Sainz, aynı zamanda 2025 çaylak pilotlarının bulunduğu basın toplantısına katıldı ve onların zor durumu hakkında değerlendirmelerde bulundu. Çünkü 2025’ten itibaren Önceki Araç Testleri (TPC) yalnızca 1000 kilometre ile sınırlandırılacak ve bu mesafe iki yarış pilotu arasında en fazla dört güne bölüştürülebilecek.
Eskiden F1’de bu durum farklıydı. Örneğin 2007’de Lewis Hamilton, çaylak sezonu öncesinde eski ve yeni F1 araçlarıyla yaklaşık 8000 kilometre test yapma imkanı bulmuştu. Daha önce genç pilotlara yönelik testler daha cömert şekilde ayrılmıştı.
Sainz bir kez daha kendine özgü sakin ve analitik düşünme yetisini sergileyerek, bu sorunun çözümüne yönelik bir öneride bulundu. Sainz, çaylak pilotların gelişimine katkı sağlamak amacıyla test sürecinin yeniden düzenlenmesi gerektiğini vurguladı.

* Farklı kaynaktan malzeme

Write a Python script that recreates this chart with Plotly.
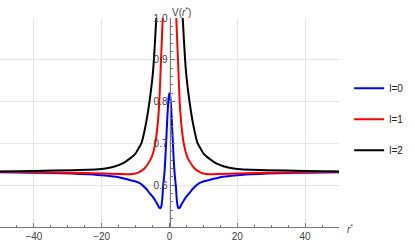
import plotly.graph_objects as go

# ---- data ----
r_l0 = [-50, -40, -35, -29, -24, -19, -15, -12, -10, -8.8, -6.8, -5.9, -4.9, -3.9, -3.4, -3.0, -2.7, -2.4, -2.1, -1.9, -1.6, -1.4, -1.2, -1.0, -0.8, -0.6, -0.4, -0.2, 0,
        0.2, 0.4, 0.6, 0.8, 1.0, 1.2, 1.4, 1.6, 1.9, 2.1, 2.4, 2.7, 3.0, 3.4, 3.9, 4.9, 5.9, 6.8, 8.8, 10, 12, 15, 19, 24, 29, 35, 40, 50]
v_l0 = [0.631, 0.630, 0.629, 0.628, 0.626, 0.623, 0.619, 0.613, 0.609, 0.605, 0.591, 0.581, 0.572, 0.559, 0.552, 0.546, 0.545, 0.550, 0.570, 0.596, 0.620, 0.640, 0.668, 0.700, 0.735, 0.768, 0.795, 0.813, 0.820,
        0.813, 0.795, 0.768, 0.735, 0.700, 0.668, 0.640, 0.620, 0.596, 0.570, 0.550, 0.545, 0.546, 0.552, 0.559, 0.572, 0.581, 0.591, 0.605, 0.609, 0.613, 0.619, 0.623, 0.626, 0.628, 0.629, 0.630, 0.631]

r_l1 = [-50, -40, -30, -20, -15, -12, -10, -8.8, -7.4, -5.7, -5.0, -4.2, -3.5, -3.0, -2.5, -2.0, -1.8, None,
        1.8, 2.0, 2.5, 3.0, 3.5, 4.2, 5.0, 5.7, 7.4, 8.8, 10, 12, 15, 20, 30, 40, 50]
v_l1 = [0.632, 0.631, 0.630, 0.628, 0.627, 0.626, 0.628, 0.632, 0.640, 0.660, 0.673, 0.700, 0.745, 0.800, 0.900, 1.000, 1.060, None,
        1.060, 1.000, 0.900, 0.800, 0.745, 0.700, 0.673, 0.660, 0.640, 0.632, 0.628, 0.626, 0.627, 0.628, 0.630, 0.631, 0.632]

r_l2 = [-50, -40, -28.6, -20, -17, -15, -13, -12, -11, -10, -9, -8.3, -7.0, -5.9, -5.0, -4.6, -3.9, -3.6, None,
        3.6, 3.9, 4.6, 5.0, 5.9, 7.0, 8.3, 9, 10, 11, 12, 13, 15, 17, 20, 28.6, 40, 50]
v_l2 = [0.633, 0.634, 0.636, 0.639, 0.643, 0.648, 0.656, 0.662, 0.668, 0.676, 0.690, 0.700, 0.745, 0.800, 0.860, 0.900, 1.000, 1.080, None,
        1.080, 1.000, 0.900, 0.860, 0.800, 0.745, 0.700, 0.690, 0.676, 0.668, 0.662, 0.656, 0.648, 0.643, 0.639, 0.636, 0.634, 0.633]

names = ["l=0", "l=1", "l=2"]
colors = ["#0000ff", "#ff0000", "#000000"]

x_ticks = [-40, -20, 0, 20, 40]
x_tick_text = ["\u221240", "\u221220", "0", "20", "40"]
y_ticks = [0.6, 0.7, 0.8, 0.9, 1.0]
y_tick_text = ["0.6", "0.7", "0.8", "0.9", "1.0"]

FONT = "Liberation Sans"

fig = go.Figure()
for i, (rx, vy) in enumerate([(r_l0, v_l0), (r_l1, v_l1), (r_l2, v_l2)]):
    fig.add_trace(go.Scatter(
        x=rx, y=vy, mode="lines", name=names[i],
        line=dict(color=colors[i], width=2, shape="spline", smoothing=0.5),
        legendgroup=names[i], connectgaps=False,
    ))

fig.update_layout(
    width=415, height=242,
    margin=dict(l=0, r=76, t=18, b=15, autoexpand=False),
    paper_bgcolor="white", plot_bgcolor="white",
    font=dict(family=FONT, size=10, color="#444"),
    showlegend=True,
    legend=dict(x=1.03, y=0.515, xanchor="left", yanchor="middle",
                font=dict(family=FONT, size=10, color="#222"),
                tracegroupgap=12, itemwidth=30, bgcolor="rgba(0,0,0,0)"),
    xaxis=dict(range=[-50, 50], tickvals=x_ticks, ticktext=x_tick_text,
               showgrid=True, gridcolor="#e6e6e6", gridwidth=1,
               zeroline=False, showline=True, linecolor="#777", linewidth=1,
               ticks="inside", ticklen=4, tickcolor="#777",
               minor=dict(ticks="inside", dtick=5, ticklen=2, tickcolor="#777", showgrid=False),
               tickfont=dict(size=10, color="#444"), fixedrange=True),
    yaxis=dict(range=[0.5, 1.0], tickvals=y_ticks, ticktext=y_tick_text,
               anchor="free", position=0.5, side="left",
               showgrid=True, gridcolor="#e6e6e6", gridwidth=1,
               zeroline=False, showline=True, linecolor="#777", linewidth=1,
               ticks="inside", ticklen=4, tickcolor="#777",
               minor=dict(ticks="inside", dtick=0.02, ticklen=2, tickcolor="#777", showgrid=False),
               tickfont=dict(size=10, color="#444"), fixedrange=True),
    annotations=[
        dict(text="V(<i>r</i><sup>*</sup>)", xref="paper", yref="paper", x=0.5, y=1.0,
             xanchor="left", yanchor="bottom", showarrow=False, yshift=-2,
             font=dict(family=FONT, size=10, color="#444")),
        dict(text="<i>r</i><sup>*</sup>", xref="paper", yref="paper", x=1.0, y=0.0,
             xanchor="left", yanchor="middle", showarrow=False, xshift=6, yshift=-2,
             font=dict(family=FONT, size=10, color="#444")),
    ],
)

fig.write_html("out.html", config={"displayModeBar": False},
               post_script="document.body.style.margin='0';document.body.style.overflow='hidden';")
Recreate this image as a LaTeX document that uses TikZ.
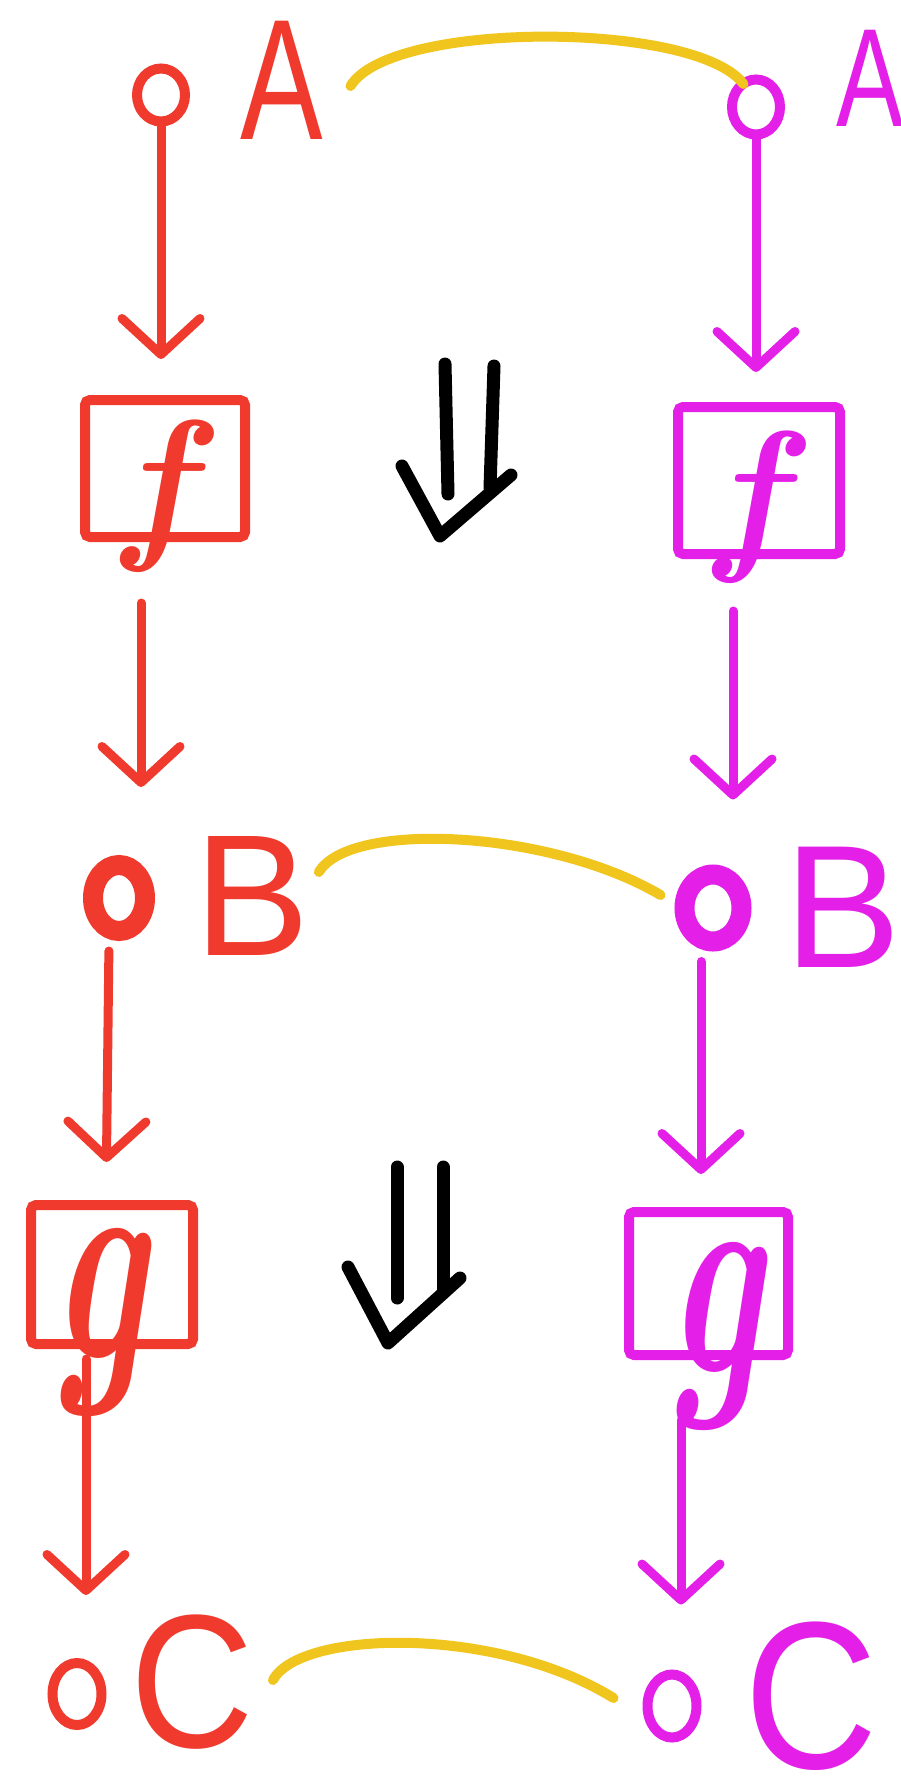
\documentclass[tikz,border=0pt]{standalone}
\usepackage{fontspec}
\usepackage{graphicx}
\usetikzlibrary{arrows.meta,shapes.geometric}
\newfontfamily\handfont{Liberation Sans}
\definecolor{cred}{RGB}{240,58,45}
\definecolor{cmag}{RGB}{228,32,232}
\definecolor{cyel}{RGB}{240,198,30}
\begin{document}
\begin{tikzpicture}[x=1pt,y=-1pt,
  ring/.style={draw, ellipse, inner sep=0pt, line width=10pt},
  thickring/.style={draw, ellipse, inner sep=0pt, line width=20pt},
  boxn/.style={draw, rectangle, inner sep=0pt, line width=10pt, rounded corners=5pt},
  letter/.style={inner sep=0pt, font=\handfont},
  fn/.style={inner sep=0pt},
  arr/.style={line width=9pt, line cap=round, -{Straight Barb[length=36pt,width=78pt,round]}},
  yel/.style={draw=cyel, line width=10pt, line cap=round},
  dbl/.style={draw=black, line width=13pt, line cap=round, line join=round}]
\useasboundingbox (0,0) rectangle (901,1783);
\clip (0,0) rectangle (901,1783);
\fill[white] (0,0) rectangle (901,1783);

% ---- left column (red)
\node[ring, draw=cred, minimum width=48pt, minimum height=53pt] (oA1) at (161,95) {};
\node[letter, text=cred] (A1) at (282,80) {\fontsize{172}{172}\selectfont\scalebox{0.72}[1]{A}};
\node[boxn, draw=cred, minimum width=160pt, minimum height=137pt] (f1) at (165,468.5) {};
\node[fn, text=cred] (fl1) at (157,496) {\fontsize{169}{169}\selectfont\bfseries\itshape f};
\node[thickring, draw=cred, minimum width=52pt, minimum height=66pt] (oB1) at (119,898) {};
\node[letter, text=cred] (B1) at (252,896) {\fontsize{173}{173}\selectfont B};
\node[boxn, draw=cred, minimum width=162pt, minimum height=139pt] (g1) at (112,1274.5) {};
\node[fn, text=cred] (gl1) at (98,1322) {\fontsize{180}{180}\selectfont\scalebox{1}[1.6]{\bfseries\itshape g}};
\node[ring, draw=cred, minimum width=49pt, minimum height=62pt] (oC1) at (77,1694) {};
\node[letter, text=cred] (C1) at (192,1682) {\fontsize{190}{190}\selectfont\scalebox{0.9}[1]{C}};

% ---- right column (magenta)
\node[ring, draw=cmag, minimum width=48pt, minimum height=55pt] (oA2) at (756,107) {};
\node[letter, text=cmag] (A2) at (870,78) {\fontsize{140}{140}\selectfont\scalebox{0.72}[1]{A}};
\node[boxn, draw=cmag, minimum width=162pt, minimum height=147pt] (f2) at (759,480.5) {};
\node[fn, text=cmag] (fl2) at (749,507) {\fontsize{169}{169}\selectfont\bfseries\itshape f};
\node[thickring, draw=cmag, minimum width=57pt, minimum height=67pt] (oB2) at (713,908) {};
\node[letter, text=cmag] (B2) at (843,907) {\fontsize{175}{175}\selectfont B};
\node[boxn, draw=cmag, minimum width=159pt, minimum height=143pt] (g2) at (708.5,1283.5) {};
\node[fn, text=cmag] (gl2) at (714,1336) {\fontsize{180}{180}\selectfont\scalebox{1}[1.6]{\bfseries\itshape g}};
\node[ring, draw=cmag, minimum width=49pt, minimum height=63pt] (oC2) at (672,1706) {};
\node[letter, text=cmag] (C2) at (811,1696) {\fontsize{210}{210}\selectfont\scalebox{0.88}[1]{C}};

% ---- arrows left
\draw[arr, draw=cred, shorten >=36pt] (oA1.south) -- (oA1.south |- f1.north);
\draw[arr, draw=cred, shorten <=61pt, shorten >=68pt] ([xshift=-24pt]f1.south) -- ([xshift=22pt]oB1.north);
\draw[arr, draw=cred, shorten <=10pt, shorten >=38pt] ([xshift=-10pt]oB1.south) -- ([xshift=-6pt]g1.north);
\draw[arr, draw=cred, shorten <=10pt, shorten >=63pt] ([xshift=-26pt]g1.south) -- ([xshift=9pt]oC1.north);

% ---- arrows right
\draw[arr, draw=cmag, shorten >=30pt] (oA2.south) -- (oA2.south |- f2.north);
\draw[arr, draw=cmag, shorten <=52pt, shorten >=65pt] ([xshift=-26pt]f2.south) -- ([xshift=20pt]oB2.north);
\draw[arr, draw=cmag, shorten <=10pt, shorten >=33pt] ([xshift=-12pt]oB2.south) -- ([xshift=-7.5pt]g2.north);
\draw[arr, draw=cmag, shorten <=60pt, shorten >=65pt] ([xshift=-27.5pt]g2.south) -- ([xshift=9pt]oC2.north);

% ---- yellow links
\draw[yel] ([shift={(27,6)}]A1.east) .. controls +(40,-66) and +(-47,-63) .. ([xshift=8pt]oA2.north west);
\draw[yel] ([shift={(9,-24)}]B1.east) .. controls +(31,-52) and +(-110,-65) .. ([shift={(-14,-13)}]oB2.west);
\draw[yel] ([shift={(19,-2)}]C1.east) .. controls +(27,-50) and +(-118,-73) .. ([shift={(-29,-8)}]oC2.west);

% ---- double arrows
\draw[dbl] (445,364) -- (448,494);
\draw[dbl] (494,366) -- (490,488);
\draw[dbl] (402,466) -- (440,536) -- (511,475);
\draw[dbl] (397,1167) -- (397,1298);
\draw[dbl] (443,1167) -- (443,1293);
\draw[dbl] (348,1267) -- (388,1343) -- (460,1278);
\end{tikzpicture}
\end{document}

Sainz, “Dürüst olmam gerekirse, Formula 1’in test süreçlerini daha iyi yönetmek için biraz daha çaba sarf edebileceğini düşünüyorum.”
“Sonuçta, takımlar simülatörlere sonsuz miktarda para harcıyor.”
“Pilotlar, Monako’dan İngiltere’ye uçup simülatöre giriyorlar. Ben ise neden sadece üç gün test yapıyoruz ve bütün bu para neden sekiz test gününe yatırılmıyor anlamıyorum. Çok şey istemiyorum, sekiz ila on gün yeterli olur. Her takım kendi test alanlarını seçer.”
“Kolektif testlerin olması güzel, bunun devam etmesi gerektiğini düşünüyorum. Ancak benim önerim, bütçe sınırı içinde belirli test günleri tanımlamak ve aynı zamanda simülatör kullanımını da bütçe sınırı kapsamına almak olurdu.”
“Böylece takımlar paralarını nerede harcamak istediklerine karar verebilirler; simülatörde mi, yoksa 10 günlük testte mi?”
“Çaylak pilotlar bundan faydalanır ve F1 takımları da faydalanır. Çünkü simülatörler iyi olsa da, mühendislerin veya diğer kişilerin inandıkları kadar iyi değiller.”
“Bu yüzden, hem kendim için hem de bu gençler için her zaman testleri simülatöre tercih ederim.” dedi.
Sainz’ın ortaya attığı bu öneri, GPDA’daki değerini ve meslektaşlarını temsil etme konusundaki düşünceli yaklaşımını açıkça ortaya koyuyor.